The mechanics of this diverse society are complex. For instance, the Russians have their own newspapers, watch Russian television and often consider the level of Israeli culture as below that of Russia.
There are other sub-groups whose grievances may trigger violence. One of the most savage riots in Jerusalem in recent years came in 1996 when 10,000 Ethiopian Jews almost stormed the prime minister's office. They were enraged by the discovery that blood donated by Ethiopians to the national blood bank was secretly discarded for fear that it might be infected by the HIV virus. Jews who came from Yemen are increasingly alienated by the belief that their babies were kidnapped when they arrived after the war of independence.

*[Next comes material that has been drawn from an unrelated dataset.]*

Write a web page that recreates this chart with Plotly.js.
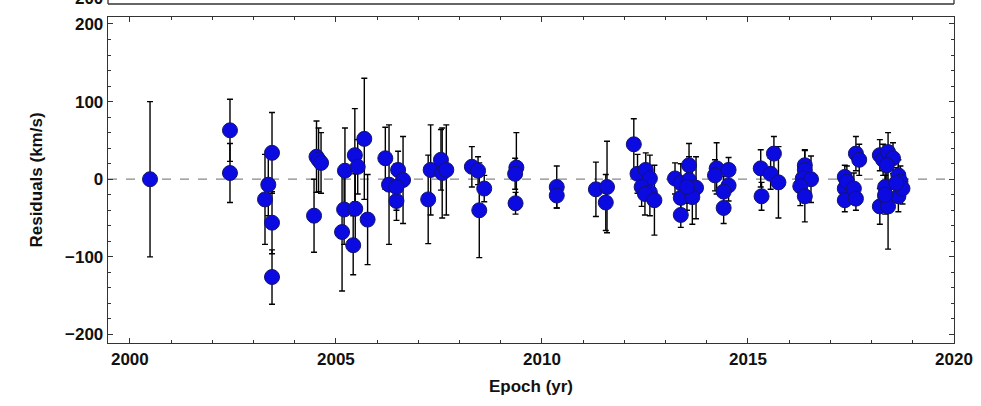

How far do these differences erode communal solidarity as Jews and Israelis? Nobody quite knows the answer. The figure of Benjamin Netanyahu, the Prime Minister, is deeply divisive and he continues to be loathed by the secular left. When widespread fighting with Palestinians followed his opening of a tunnel under Jerusalem's Muslim quarter in 1996, many Israeli army reservists did not report for duty.
But there are countervailing forces. Suicide bombs may remind Israelis that there is no peace with the Palestinians, but they also ensure Israel's political and religious unity.